We’d agreed to meet in the bar at eight, and Sally had said she’d join us as well, but that was always going to depend on how ‘busy’ she was. I came downstairs to find Clara and Katie had got there just ahead of me. Apparently Sally would be along a little later when she’d finished ‘checking in’ with her fella.
‘Did you call home?’ Katie asked as we waited at the bar.
‘Yeah, I spoke to Spock.’
‘I’m sorry, who?’
‘Oh yeah,’ I laughed, ‘I call him Spock.’
‘Why,’ asked Clara. ‘Big ears? Flies a spaceship, maybe?’
‘Because he’s always so bloody logical and measured and precise in how he works things out.’
‘Really? Isn’t that infuriating?’
‘Yes, it is, but things get done. Whilst I have to nag him – course I do – what he does is so precise that I call him Spock.’
‘Wow, wish I could have such a clever nickname for mine,’ grumbled Clara.
‘What do you call him?’ I asked.
‘Smelly twat most of the time – he’s always farting. I’m so glad I’m away every other month.’
‘How romantic. What about you, Katie? Oh shit, sorry,’ I blushed, regretting that our discussions on social media of the previous week hadn’t stopped my mouth.
‘No, it’s okay. If he wants to fuck off with his secretary that’s his look out. Here, let’s grab that table.’ Katie turned and busied herself paying for the drinks as we sat down. As predicted, she’d gone to town, with a fitted t-shirt and jeans, her hair half up in a clip, yet with some layers casually falling over her shoulders. It must’ve taken her hours. Clara and I looked positively frumpy in comparison.
‘This place doesn’t look like it’s improved any,’ Katie said, putting two glasses of gin with ice on the table we’d occupied by the window, along with three bottles of tonic.
‘Do you have Fever Tree?’ she’d asked when we were stood at the bar.
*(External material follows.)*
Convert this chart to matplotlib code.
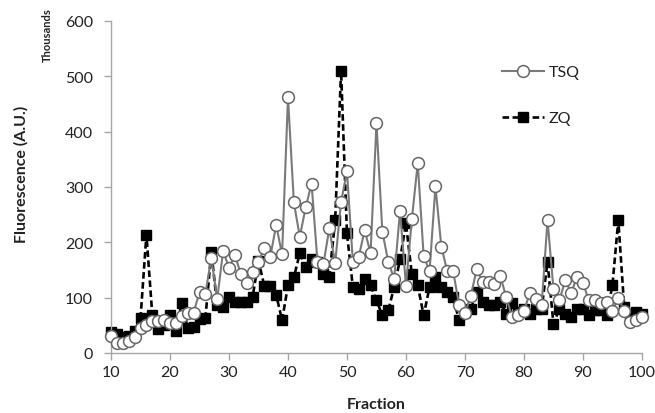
import matplotlib
matplotlib.use("Agg")
import matplotlib.pyplot as plt

fraction = list(range(10, 101))

# fluorescence, thousands of A.U.
tsq = [30, 18, 18, 22, 28, 45, 50, 58, 58, 60,
       55, 55, 66, 72, 73, 110, 107, 172, 97, 184,
       154, 177, 143, 127, 147, 165, 189, 174, 231, 178,
       462, 272, 210, 263, 306, 165, 160, 225, 162, 273,
       328, 165, 174, 222, 180, 415, 219, 165, 134, 257,
       121, 242, 343, 175, 148, 301, 192, 148, 148, 87,
       72, 103, 152, 128, 128, 125, 139, 101, 65, 68,
       75, 109, 97, 86, 240, 116, 95, 131, 109, 137,
       127, 95, 95, 90, 92, 75, 100, 75, 56, 60,
       65]
zq = [37, 34, 29, 30, 40, 63, 214, 68, 44, 50,
      68, 40, 91, 45, 47, 61, 63, 183, 86, 83,
      101, 92, 92, 92, 101, 166, 121, 121, 105, 59,
      122, 137, 180, 156, 169, 165, 143, 137, 240, 510,
      216, 119, 115, 134, 122, 95, 68, 77, 119, 169,
      234, 142, 122, 68, 119, 137, 119, 110, 101, 59,
      74, 80, 110, 92, 87, 87, 92, 71, 91, 74,
      80, 71, 79, 79, 165, 53, 79, 71, 65, 80,
      80, 68, 77, 77, 68, 122, 240, 83, 71, 74,
      71]

font = "Lato"

fig = plt.figure(figsize=(6.55, 4.14), dpi=100)
ax = fig.add_axes([0.1695, 0.145, 0.8105, 0.802])

ax.plot(fraction, tsq, color="#7a7a7a", lw=1.5, marker="o", ms=8.5,
        mfc="white", mec="#666666", mew=1.1, label="TSQ", clip_on=False, zorder=3)
ax.plot(fraction, zq, color="black", lw=1.9, ls=(0, (2.5, 1.3)), marker="s", ms=7.5,
        mfc="black", mec="black", label="ZQ", clip_on=False, zorder=2)

ax.set_xlim(10, 100)
ax.set_ylim(0, 600)
ax.set_xticks(range(10, 101, 10))
ax.set_yticks(range(0, 601, 100))

for side in ["top", "right"]:
    ax.spines[side].set_visible(False)
for side in ["left", "bottom"]:
    ax.spines[side].set_color("#a6a6a6")
    ax.spines[side].set_linewidth(1.0)
ax.tick_params(axis="both", colors="#a6a6a6", labelcolor="#222222",
               labelsize=11.5, length=5, width=1.0)
ax.tick_params(axis="y", pad=8)
for lab in ax.get_xticklabels() + ax.get_yticklabels():
    lab.set_family(font)

fig.text(0.032, 0.58, "Fluorescence (A.U.)", rotation=90, ha="center", va="center",
         fontsize=11.5, fontweight="bold", family=font, color="#222222")
fig.text(0.072, 0.915, "Thousands", rotation=90, ha="center", va="center",
         fontsize=8, fontweight="bold", family=font, color="#222222")
fig.text(0.574, 0.022, "Fraction", ha="center", va="center",
         fontsize=11.5, fontweight="bold", family=font, color="#222222")

leg = fig.legend(loc="upper left", bbox_to_anchor=(0.745, 0.875), frameon=False,
                 handlelength=2.6, handletextpad=0.3, labelspacing=2.0,
                 prop={"family": font, "size": 11.5})
for t in leg.get_texts():
    t.set_color("#222222")

fig.savefig("out.png", dpi=100)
‘We’ve got slimline?’ said the barman, seemingly as delighted with his comprehensive assortment of mixers as he was ignorant of any others.
The glasses seemed to stick somewhat to the rustic wooden table and Katie reached for some coasters as she mouthed, could do with a wipe. She returned to the bar to get her vodka.
‘So what do you do, Clara, I must’ve missed it on social media. Didn’t you just say you were away every other month?’ Katie asked as we finally got settled.
‘Oh you wait ’til you hear this,’ I said.
‘I’m a geologist. I work offshore.’
‘What do you mean ‘offshore’?’ Katie put so little tonic in her gin it woul
dn’t have mattered what brand it was and took a big drink.
‘Oil rigs, love.’
‘Bloody hell.’
‘I was the first female geologist to work offshore in the UK.’
‘How cool is that?’ said Katie, raising her glass in a mock toast.
‘It sounds a lot cooler than it actually is. I spend most of my time sitting in a control room staring at a computer screen, looking at pressure readouts from the sea bed. Feel free to think of it as cool though,’ she smiled at them. ‘A smelly oil rig full of beardy blokes in check shirts isn’t anywhere near as cool as being a fashion designer, is it, Katie?’
‘I don’t really do that anymore.’
‘You did Fashion at uni though, didn’t you?’
‘Yeah, but I couldn’t really pay the rent doing it – it’s so hard to break into the industry. But I met a load of designers so I ended up becoming a buyer for different fashion outlets. Because I had such a tough time, I try to support young people who are new to the industry when I can.’
‘Wow, that’s proper cool. Any shops I might know?’ Clara seemed to recognise the irony of the question as she looked down at her entirely functional jeans and t-shirt.
‘Did you ever do a range of lumberjack shirts, K?’ I asked. She ignored me.
‘At one point I did some buying for Debenhams, but I prefer working for smaller boutique shops – it’s much more likely they’ll give someone new a leg up. And as my divorce saw my bastard ex being forced to very kindly invest in my company, it’s given me a little bit more financial freedom to do that.’
‘So you’re an ‘advertising exec’, right?’ Clara asked, smiling as she made inverted commas with her fingers.
‘That’s me.’
‘Anything I know? Did you do the John Lewis ad?’ Katie was expectant as if everyone in advertising must’ve been involved with those ads at some point or another. I could specialise in advertising slug pellets for all she knew.